Other Online Money Market Account Issues
However, you also need to look for other things, such as monthly fees. These are basically another way of charging you for the fund's expenses. They may seem relatively small, but they take money directly out of your pocket, affecting your long term return.
Minimum deposits and required minimum balances. If you have just a small amount of money and you know you'll have to take the account close to zero during every month, then you can't open an account in a fund that will require you keep more money than that, or charge you a fee if you dip below that minimum.
There is also check writing. All money funds have a minimum amount to write a check on. It could be $100 or more. This prevents people from using these funds in place of bank checking accounts. Low checking writing minimums are more convenient, but shouldn't be a deal killer, because you can always deposit larger amounts into your personal checking account to pay your small bills.

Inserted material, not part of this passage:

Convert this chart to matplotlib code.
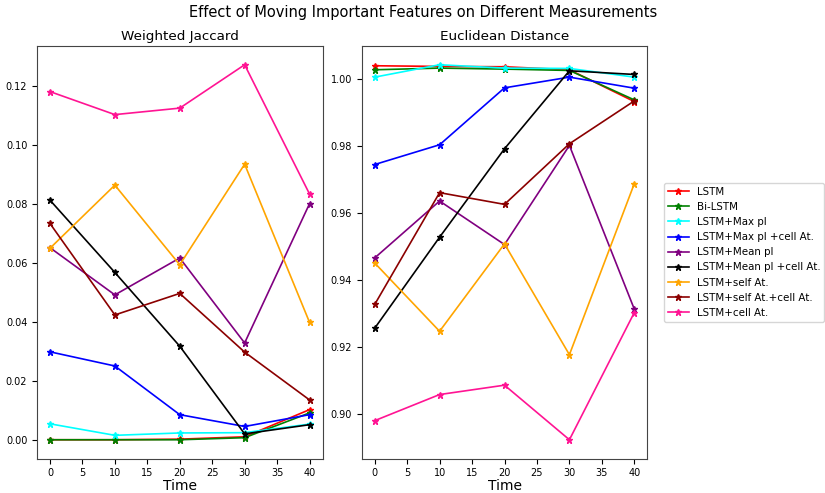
import matplotlib
matplotlib.use("Agg")
import matplotlib.pyplot as plt

time = [0, 10, 20, 30, 40]
labels = ["LSTM", "Bi-LSTM", "LSTM+Max pl", "LSTM+Max pl +cell At.", "LSTM+Mean pl",
          "LSTM+Mean pl +cell At.", "LSTM+self At.", "LSTM+self At.+cell At.", "LSTM+cell At."]
colors = ["red", "green", "cyan", "blue", "purple", "black", "orange", "darkred", "deeppink"]

jaccard_lstm = [0.0, 0.0, 0.0002, 0.001, 0.0102]
jaccard_bilstm = [0.0, 0.0, 0.0, 0.0007, 0.0091]
jaccard_maxpl = [0.0054, 0.0015, 0.0023, 0.0024, 0.0053]
jaccard_maxpl_cell = [0.0298, 0.0250, 0.0085, 0.0045, 0.0085]
jaccard_meanpl = [0.0651, 0.0491, 0.0616, 0.0328, 0.0800]
jaccard_meanpl_cell = [0.0812, 0.0567, 0.0317, 0.0020, 0.0051]
jaccard_self = [0.0649, 0.0863, 0.0593, 0.0934, 0.0398]
jaccard_self_cell = [0.0733, 0.0423, 0.0496, 0.0297, 0.0135]
jaccard_cell = [0.1180, 0.1102, 0.1124, 0.1271, 0.0833]

euclid_lstm = [1.0040, 1.0038, 1.0037, 1.0028, 0.9933]
euclid_bilstm = [1.0028, 1.0033, 1.0030, 1.0026, 0.9938]
euclid_maxpl = [1.0006, 1.0043, 1.0033, 1.0032, 1.0006]
euclid_maxpl_cell = [0.9745, 0.9804, 0.9974, 1.0006, 0.9973]
euclid_meanpl = [0.9466, 0.9636, 0.9506, 0.9802, 0.9313]
euclid_meanpl_cell = [0.9256, 0.9528, 0.9792, 1.0025, 1.0014]
euclid_self = [0.9451, 0.9247, 0.9508, 0.9177, 0.9688]
euclid_self_cell = [0.9327, 0.9661, 0.9626, 0.9807, 0.9935]
euclid_cell = [0.8980, 0.9058, 0.9086, 0.8923, 0.9303]

jaccard = [jaccard_lstm, jaccard_bilstm, jaccard_maxpl, jaccard_maxpl_cell, jaccard_meanpl,
           jaccard_meanpl_cell, jaccard_self, jaccard_self_cell, jaccard_cell]
euclid = [euclid_lstm, euclid_bilstm, euclid_maxpl, euclid_maxpl_cell, euclid_meanpl,
          euclid_meanpl_cell, euclid_self, euclid_self_cell, euclid_cell]

fig = plt.figure(figsize=(8.25, 4.93), dpi=100)
ax1 = fig.add_axes([37/825, 1-458.5/493, 285.5/825, 412.5/493])
ax2 = fig.add_axes([361.7/825, 1-458.5/493, 285.6/825, 412.5/493])

for ax, data, title in [(ax1, jaccard, "Weighted Jaccard"), (ax2, euclid, "Euclidean Distance")]:
    for vals, c, lab in zip(data, colors, labels):
        ax.plot(time, vals, color=c, marker='*', markersize=5, linewidth=1.2, label=lab)
    ax.set_title(title, fontsize=9.7, pad=4)
    ax.set_xlabel("Time", fontsize=10, labelpad=0.5)
    ax.tick_params(labelsize=7)
    ax.set_xticks(range(0, 41, 5))
    for sp in ax.spines.values():
        sp.set_color('#444444')

ax1.set_yticks([0.0, 0.02, 0.04, 0.06, 0.08, 0.10, 0.12])
ax2.set_yticks([0.90, 0.92, 0.94, 0.96, 0.98, 1.00])

ax2.legend(loc='center left', bbox_to_anchor=(1.04, 0.5), fontsize=7.4)
fig.text(423/825, 1-12.5/493, "Effect of Moving Important Features on Different Measurements",
         fontsize=10.5, ha='center', va='center')

fig.savefig("out.png", dpi=100)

However, do be aware that restriction on your account's liquidity and access do cost you a little bit in return.
And of course, you want convenience and good customer service, which all money market accounts should routinely provide.
Finally, don't obsess about it. At today's rates of interest (which show no sign of increasing a lot any time soon), it's not worth spending lots of time worrying about differences in yield which amount only to a few dollars a year (unless you've got a million dollars or more to park in online money market accounts).